The goal of this course project is to gain experience with creating a streaming data pipeline with cloud computing technologies by designing and implementing an actor-model service using Akka that ingests logfile generated data in real time and delivers it via an event-based service called Kafka to Spark for further processing. This is a group project with each group consisting of one to six students. No student can participate in more than one group.
- Santhanagopalan Krishnamoorthy
- Thiruvenkadam S R
- Ashwin Bhaskar Srivatsa
- Rahul Sai Samineni
- Language : Scala v
- IDE : Intellij IDEA Community Edition
- Build Tool : SBT 1.5.2
- Frameworks Used : CloudFlow,Akka,Spark, Kafka
- Deployment : AWS EKS, AWS Lambda
- Install and build cloudflow
- Installing Kafka and Strimzi
- Adding Spark support
- Install and setup docker
To run cloudflow application, we first have to install cloudflow locally along with the cloudflow kubectl plugin. Ref
To deploy the application, we first create a Kubernetes cluster in EKS. Cloudflow also provides a (script)[https://cloudflow.io/docs/2.0.0/get-started/setup-k8s-cluster.html] to spin up a Kubernetes cluster with the required configurations. Once the cluster is ready, we add the context of the aws cluster to our local kubectl. aws eks update-kubeconfig --name clusterName
.
Now we use Helm to install Cloudflow within the kubernetes cluster along with (Strimzi-kafka)[https://cloudflow.io/docs/dev/administration/how-to-install-and-use-strimzi.html] and the (Cloudflow spark operator)[https://cloudflow.io/docs/dev/administration/how-to-install-and-use-strimzi.html].

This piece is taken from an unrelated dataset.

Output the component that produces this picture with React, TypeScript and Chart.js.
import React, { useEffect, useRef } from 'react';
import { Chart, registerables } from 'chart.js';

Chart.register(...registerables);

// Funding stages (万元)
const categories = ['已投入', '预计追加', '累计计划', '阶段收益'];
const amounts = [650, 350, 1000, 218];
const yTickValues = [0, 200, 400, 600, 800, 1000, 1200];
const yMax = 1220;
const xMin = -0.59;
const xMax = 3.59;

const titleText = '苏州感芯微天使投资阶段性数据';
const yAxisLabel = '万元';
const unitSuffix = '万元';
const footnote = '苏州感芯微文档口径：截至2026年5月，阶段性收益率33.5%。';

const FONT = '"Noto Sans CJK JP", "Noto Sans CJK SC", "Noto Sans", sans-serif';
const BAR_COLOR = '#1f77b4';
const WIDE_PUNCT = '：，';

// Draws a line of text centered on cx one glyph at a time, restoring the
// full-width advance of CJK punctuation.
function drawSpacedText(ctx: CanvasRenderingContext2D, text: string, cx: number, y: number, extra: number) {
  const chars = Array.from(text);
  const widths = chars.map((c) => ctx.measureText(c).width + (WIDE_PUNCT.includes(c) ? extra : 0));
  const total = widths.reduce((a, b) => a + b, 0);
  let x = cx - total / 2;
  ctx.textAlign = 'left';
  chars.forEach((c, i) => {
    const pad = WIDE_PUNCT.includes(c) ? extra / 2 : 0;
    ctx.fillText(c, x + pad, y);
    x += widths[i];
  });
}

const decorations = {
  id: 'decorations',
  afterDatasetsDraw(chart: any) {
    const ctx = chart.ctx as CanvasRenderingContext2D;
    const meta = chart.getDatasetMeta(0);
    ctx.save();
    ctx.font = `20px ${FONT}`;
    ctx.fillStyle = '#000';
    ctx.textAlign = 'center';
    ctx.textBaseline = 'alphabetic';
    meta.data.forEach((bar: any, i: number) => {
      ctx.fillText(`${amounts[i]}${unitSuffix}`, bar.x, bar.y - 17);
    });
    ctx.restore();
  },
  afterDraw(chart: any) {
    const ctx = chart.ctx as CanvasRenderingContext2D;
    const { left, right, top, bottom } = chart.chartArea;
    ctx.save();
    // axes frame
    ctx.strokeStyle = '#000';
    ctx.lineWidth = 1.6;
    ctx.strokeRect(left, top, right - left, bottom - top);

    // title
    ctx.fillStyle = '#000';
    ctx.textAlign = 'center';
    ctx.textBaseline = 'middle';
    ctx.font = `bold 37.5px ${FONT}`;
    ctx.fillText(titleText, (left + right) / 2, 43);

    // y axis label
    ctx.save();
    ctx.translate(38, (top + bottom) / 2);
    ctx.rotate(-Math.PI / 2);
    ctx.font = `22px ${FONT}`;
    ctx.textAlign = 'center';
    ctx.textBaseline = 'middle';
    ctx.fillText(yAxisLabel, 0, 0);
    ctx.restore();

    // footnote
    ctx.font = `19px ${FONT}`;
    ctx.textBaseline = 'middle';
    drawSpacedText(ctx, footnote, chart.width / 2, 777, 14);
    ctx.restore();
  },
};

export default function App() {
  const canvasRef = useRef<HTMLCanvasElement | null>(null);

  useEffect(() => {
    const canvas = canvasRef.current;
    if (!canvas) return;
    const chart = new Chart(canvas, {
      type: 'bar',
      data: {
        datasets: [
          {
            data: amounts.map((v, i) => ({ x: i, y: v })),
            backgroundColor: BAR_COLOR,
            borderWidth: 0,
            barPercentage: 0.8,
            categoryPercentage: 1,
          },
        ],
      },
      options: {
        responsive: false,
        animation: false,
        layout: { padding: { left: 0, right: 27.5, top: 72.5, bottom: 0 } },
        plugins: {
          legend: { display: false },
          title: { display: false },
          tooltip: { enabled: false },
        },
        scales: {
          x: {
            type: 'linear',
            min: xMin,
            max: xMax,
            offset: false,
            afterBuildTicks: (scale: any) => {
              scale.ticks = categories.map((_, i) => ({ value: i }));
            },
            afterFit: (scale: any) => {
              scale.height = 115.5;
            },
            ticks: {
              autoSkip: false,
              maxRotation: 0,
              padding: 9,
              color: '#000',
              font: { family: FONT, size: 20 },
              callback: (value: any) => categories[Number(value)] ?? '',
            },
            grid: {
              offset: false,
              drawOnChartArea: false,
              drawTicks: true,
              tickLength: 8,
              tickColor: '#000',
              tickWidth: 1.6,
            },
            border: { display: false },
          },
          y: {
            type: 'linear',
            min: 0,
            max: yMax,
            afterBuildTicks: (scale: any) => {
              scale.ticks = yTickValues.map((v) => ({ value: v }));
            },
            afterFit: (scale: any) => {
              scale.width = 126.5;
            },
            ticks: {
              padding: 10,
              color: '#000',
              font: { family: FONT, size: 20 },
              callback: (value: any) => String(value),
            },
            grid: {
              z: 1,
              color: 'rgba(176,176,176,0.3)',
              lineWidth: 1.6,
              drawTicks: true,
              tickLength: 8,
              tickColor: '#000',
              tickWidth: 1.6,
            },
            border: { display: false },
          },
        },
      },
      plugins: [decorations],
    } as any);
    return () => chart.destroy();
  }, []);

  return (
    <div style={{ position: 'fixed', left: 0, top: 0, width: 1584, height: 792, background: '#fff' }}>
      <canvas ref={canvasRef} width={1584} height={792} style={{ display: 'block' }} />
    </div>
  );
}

Once the installation is completed, we would be able to see all the operators running as pods in the cluster as below:
We also have to create a PersistentVolume in the kubernetes cluster with some storage provisioner and create a PersistentVolumeClaim of the name "cloudflow-spark" for the spark operator to store the data as explained in the cloudflow documentation.

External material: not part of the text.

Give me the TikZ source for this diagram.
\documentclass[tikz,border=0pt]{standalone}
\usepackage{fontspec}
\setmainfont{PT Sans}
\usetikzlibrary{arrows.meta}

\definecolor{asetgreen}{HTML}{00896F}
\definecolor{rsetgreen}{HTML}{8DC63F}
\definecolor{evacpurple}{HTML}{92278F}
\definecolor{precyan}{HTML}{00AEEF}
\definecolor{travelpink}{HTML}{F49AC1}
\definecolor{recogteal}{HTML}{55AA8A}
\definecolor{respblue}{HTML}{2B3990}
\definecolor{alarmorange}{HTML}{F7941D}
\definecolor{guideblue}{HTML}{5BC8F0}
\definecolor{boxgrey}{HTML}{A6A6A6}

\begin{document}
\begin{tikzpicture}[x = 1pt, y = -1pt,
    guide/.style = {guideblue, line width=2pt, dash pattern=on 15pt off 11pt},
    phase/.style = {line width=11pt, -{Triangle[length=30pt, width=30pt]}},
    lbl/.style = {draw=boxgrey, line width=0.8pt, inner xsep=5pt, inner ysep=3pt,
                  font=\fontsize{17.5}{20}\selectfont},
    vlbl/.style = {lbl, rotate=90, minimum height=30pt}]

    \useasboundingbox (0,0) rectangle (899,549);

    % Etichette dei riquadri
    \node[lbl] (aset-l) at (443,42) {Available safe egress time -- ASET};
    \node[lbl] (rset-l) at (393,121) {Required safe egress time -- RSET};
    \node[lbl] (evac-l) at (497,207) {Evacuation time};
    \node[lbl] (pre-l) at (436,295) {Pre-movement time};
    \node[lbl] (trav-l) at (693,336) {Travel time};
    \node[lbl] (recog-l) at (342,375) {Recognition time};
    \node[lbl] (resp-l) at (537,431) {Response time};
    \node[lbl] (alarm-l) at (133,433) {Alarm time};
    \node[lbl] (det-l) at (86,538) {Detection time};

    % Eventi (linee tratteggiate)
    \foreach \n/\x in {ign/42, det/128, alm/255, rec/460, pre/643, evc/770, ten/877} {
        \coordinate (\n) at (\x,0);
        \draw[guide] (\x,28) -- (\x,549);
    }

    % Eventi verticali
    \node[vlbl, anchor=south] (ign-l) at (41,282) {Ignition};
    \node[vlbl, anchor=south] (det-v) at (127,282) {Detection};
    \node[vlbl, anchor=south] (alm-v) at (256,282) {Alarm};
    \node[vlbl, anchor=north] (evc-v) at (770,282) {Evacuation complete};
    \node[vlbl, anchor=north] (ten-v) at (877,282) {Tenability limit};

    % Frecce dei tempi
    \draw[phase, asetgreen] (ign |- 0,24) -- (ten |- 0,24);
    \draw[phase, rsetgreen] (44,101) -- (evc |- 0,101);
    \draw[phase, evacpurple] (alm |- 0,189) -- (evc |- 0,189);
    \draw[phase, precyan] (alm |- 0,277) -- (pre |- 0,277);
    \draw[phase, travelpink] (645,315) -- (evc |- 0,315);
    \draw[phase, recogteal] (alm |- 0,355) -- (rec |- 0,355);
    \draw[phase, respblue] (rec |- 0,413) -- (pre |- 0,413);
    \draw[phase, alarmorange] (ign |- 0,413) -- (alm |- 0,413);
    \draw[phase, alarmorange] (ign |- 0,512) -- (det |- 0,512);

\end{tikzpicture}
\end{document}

In this case we use a open source NFS storage provisioner to create our Persistent Volume that the spark operator will use.
Once the application is developed, we first have to package our application into docker containers by adding the registry-repository details in the file `target-env.sbt'
- Create a docker repo
ThisBuild / cloudflowDockerRegistry := Some("docker.io")
ThisBuild / cloudflowDockerRepository := Some("<your docker repository>")
Once this is done, the cloudflow application will automatically create the docker images and push them to the repository specified.
- Build and publish the app using
sbt buildApp
- To deploy the applications to kubernetes cluster
$ cat dockerpwd.txt | kubectl cloudflow deploy /path/to/CS441-CourseProject/target/CS441-CourseProject.json -u dockeruser --password-stdin
If using AWS ECR, provide those credentials instead.
- After executing these commands you can see the streamlets running in different pods.
- Logprocessor - Write the logs to s3.
- akka-log-ingestor - Contains the ingestor streamlet which receives the key from the lambda function and adds the records in kafka streams.
- log-processor-pipeline - Contains the blueprint which defines the flow of the streamlets.
- spark-aggregator - Contains the spark aggregation program to perform some data aggregation tasks.
- EmailProc.scala - Contains the code to dispatch email using AWS SES.
Complete flow along with loggers can be seen here
Cloudflow provides an easy way to package and deploy structured streaming applications for streaming pipelines. Cloudflow uses the blueprint to orchestrate the streaming pipeline which are physically implemented as Kafka streams that are made typesafe during compile time using on Avro Schemas.
Some concepts on cloudflow.
Streamlets are cannonical class names which have inlets and outlets. A Streamlet can have more than one inlet and outlet. There are different streamlet shapes
- Ingress - Ingress are streamlets with zero inlets and one or more outlets
- Processor - A processor has one inlet and one outlet.
- Fanout - FanOut-shaped streamlets have a single inlet and two or more outlets.
- Fanin - FanIn-shaped streamlets have a single outlet and two or more inlets.
- Egress - Egress has inlets but zero outlets.
Inlets and outlets of specific streamlets can handle data specified by Avro schemas.
The shape of Streamlets with inlets and outlets are specified in a blueprint.
The image below shows a general understanding of cloudflow model.
The figure shows the structures of akka streamlets and kafka streams in a cloudflow project. ##Implementation The overall architecture of our model is given by the image below
We have written a cronjob to add files to s3 bucket every 2 minutes. This triggers an AWS Lambda function which sends the key of the updated file to an akka streamlet which performs some file processing on "WARN" and "ERROR" messages.
This contents are transferred to kafka streams which are accessed by the spark streamlet which performs some aggregations on these messages and sends the outputs to clients using AWS email service.
- execute
sbt buildApp
- Deploy the application in amazon EKS as given in the description above
- Run the cron job to add files to s3. After files have been added to s3 you should see the following output
This is the output produced by the spark program which is a generated email that contains the count of "WARN" and "ERROR" messages.
To run the test execute the command sbt test
The test/Test.scala has all the tests to be performed
- Test if the bucket exists in s3
- Test for name of the s3 bucket key of the file
- Test for name of s3 region
- Test for checking the email dispatching function
- Test for Spark window